# Infinite Universe and the big bang

OK, I was thinking of the big bang and how it relates to an infinite universe.

If the universe is infinite is mass and there was a big bang, then at the big bang there was an infinite amount of matter in an infinitely small point.

If space expanded at a finite speed then it would still be a finite size, but an infinite amount of mass in a finite space would have infinite density.

as this is not the case, it means that space must have expanded infinitely fast, the universe would have gone from a point to infinite in size instantly.

This doesn't seem to make much sense to me!

For example, what about the CMB? Would it have to have infinite wavelength?

Any thoughts?

• You are assuming the big bang occurred at some point in the universe, and everything is expanding from that. The model is instead that there was a singularity, and this singularity was 'everywhere' (there is no 'center' of the universe). Imagine the real number line. Now multiply it by a scaling constant. The number line doesn't become any less infinite when scaling it, but we approach a singularity as the scaling approaches zero. Regardless of the scaling factor, the number line looks equally 'dense' everywhere. It's not a perfect conceptual model, but gets some of the main points across.
– John
Sep 23, 2014 at 5:09
• The Big Bang didn't happen at a point; it happened everywhere. However you're correct that the FLRW metric predicts an infinite density at $t = 0$. I think the expansion rate is also infinite ($\dot{a}/a$ is certainly infinite) but I would have to check to be sure. Few physicists think this makes sense either, and we expect quantum effects to enforce a finite maximum density. The CMB didn't exist until 380,000 years after the Big Bang. Sep 23, 2014 at 5:09
• Possible duplicate: physics.stackexchange.com/q/1915/2451 and links therein. Dec 5, 2014 at 18:50

It is true that FRW metric, if redirected backwards in time, predicts a singularity. However, when the universe's size is comparable to the Planck scale, no one really knows what truly happens.

To date there is no successful and consistent theory of quantum gravity, although a lot of partially successful ones exist.

String theory, for instance has become a leading competitor in the race for QG.
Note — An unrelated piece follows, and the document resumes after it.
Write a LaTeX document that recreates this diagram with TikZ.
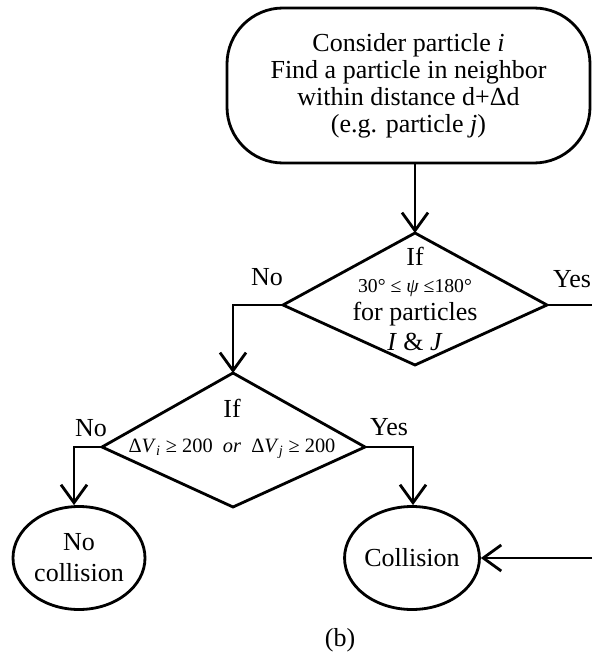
\documentclass[tikz,border=0pt]{standalone}
\usepackage{fontspec}
\setmainfont{Liberation Serif}
\usepackage{tikz}
\usetikzlibrary{positioning}
\usetikzlibrary{shapes.geometric}
\usetikzlibrary{arrows.meta}
\pgfdeclarelayer{nodelayer}
\pgfdeclarelayer{edgelayer}
\pgfsetlayers{nodelayer,edgelayer,main}
\tikzset{
    none/.style = {inner sep=0pt},
    word/.style = {inner sep=0pt, font=\fontsize{18.5}{19.5}\selectfont},
    terminal/.style = {draw, line width=2pt, rectangle, rounded corners=1.4cm, minimum width=9.075cm, minimum height=3.875cm, align=center, font=\fontsize{18.5}{19.3}\selectfont},
    endpoint/.style = {draw, line width=2pt, ellipse, minimum width=3.3cm, minimum height=2.575cm, inner sep=0pt, align=center, font=\fontsize{18.5}{22}\selectfont},
    plain/.style = {line width=2pt, line join=miter},
    flow/.style = {line width=2pt, -{Straight Barb[length=4.5mm,width=6.5mm]}}
}

\begin{document}
\begin{tikzpicture}
    \useasboundingbox (0, 0) rectangle (14.8, -16.4);
    \begin{pgfonlayer}{nodelayer}
        \node [style=terminal] (0) at (10.2125, -2.1375) {Consider particle \textit{i}\\Find a particle in neighbor\\within distance d+Δd\\(e.g. particle \textit{j})};
        \node [style=none] (1) at (10.375, -5.825) {};
        \node [style=none] (2) at (7.075, -7.625) {};
        \node [style=none] (3) at (13.675, -7.625) {};
        \node [style=none] (4) at (10.375, -9.125) {};
        \node [style=word, align=center] (5) at (10.375, -7.475) {If\\{\fontsize{14}{15}\selectfont 30° ≤ \textit{ψ} ≤180°}\\for particles\\[2pt]\textit{I} \& \textit{J}};
        \node [style=word] (6) at (6.675, -6.925) {No};
        \node [style=word] (7) at (14.3, -6.975) {Yes};
        \node [style=none] (8) at (5.825, -7.625) {};
        \node [style=none] (9) at (5.825, -9.325) {};
        \node [style=none] (10) at (2.55, -11.175) {};
        \node [style=none] (11) at (9.125, -11.175) {};
        \node [style=none] (12) at (5.825, -12.675) {};
        \node [style=word, align=center] (13) at (5.8, -10.725) {If\\[5pt]{\fontsize{14.5}{15}\selectfont Δ\textit{V}\textsubscript{\textit{i}} ≥ 200\ \ \textit{or}\ \ Δ\textit{V}\textsubscript{\textit{j}} ≥ 200}};
        \node [style=word] (14) at (2.275, -10.7) {No};
        \node [style=word] (15) at (9.725, -10.675) {Yes};
        \node [style=none] (16) at (1.85, -11.175) {};
        \node [style=none] (17) at (10.325, -11.175) {};
        \node [style=endpoint] (18) at (1.975, -13.95) {No\\collision};
        \node [style=endpoint] (19) at (10.3, -13.95) {Collision};
        \node [style=none] (20) at (14.8, -7.625) {};
        \node [style=none] (21) at (14.8, -13.95) {};
        \node [style=word] (22) at (8.5, -16.0) {(b)};
    \end{pgfonlayer}
    \begin{pgfonlayer}{edgelayer}
        \draw [style=flow] (0.south -| 1.center) to (1.center);
        \draw [style=plain] (1.center) -- (3.center) -- (4.center) -- (2.center) -- cycle;
        \draw [style=flow] (2.center) -- (8.center) -- (9.center);
        \draw [style=plain] (3.center) to (20.center);
        \draw [style=plain] (9.center) -- (11.center) -- (12.center) -- (10.center) -- cycle;
        \draw [style=flow] (10.center) -- (16.center) -- (16.center |- 18.north);
        \draw [style=flow] (11.center) -- (17.center) -- (17.center |- 19.north);
        % comes back from the Yes branch of the first test
        \draw [style=flow] (21.center) to (19.east);
    \end{pgfonlayer}
\end{tikzpicture}
\end{document}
As for the expansion rate, that is the subject of Inflationary Cosmology. The FRW metric, along with Einstein's Field Equations, yield equations of motion for the cosmos. $$H^2=\frac{8\pi G \rho(t)}{3}$$

These yield different solutions depending on different mixtures of energy density constituents, if the universe is matter-dominated, an expansion rate is given, and if the universe is radiation-dominated a different one is yielded.

A truly exponential growth factor is yielded if the universe is "Dark Energy" dominated, meaning an energy density which is constant in time, regardless of the expansion of the universe. $$H^2=\frac{8\pi G \rho_0}{3}\Rightarrow \frac{\dot{a}}{a}=\sqrt{\frac{8\pi G \rho_0}{3}}$$ Where $\rho_0$ is a constant. One solution for DE was vacuum energy, but that description has it's own set of problems. (say about 120 orders of magnitude of discrepancy...)

By the way, evidence suggests that the universe is right now expanding exponentially albeit very gradually.

Having said that, the universe might or might not be infinite per-say, it is enough that it spans a space that is larger than our event horizon.

There is also a finite amount of energy at every instant of time in the universe, even though, the existence of dark energy suggests that energy is added to the universe all the time.

A really nice book to "set you straight" is S. Dodelson's Introduction to Cosmology. You only need to read the first chapter, and MAYBE chapter 8 (I think) that deals with inflation.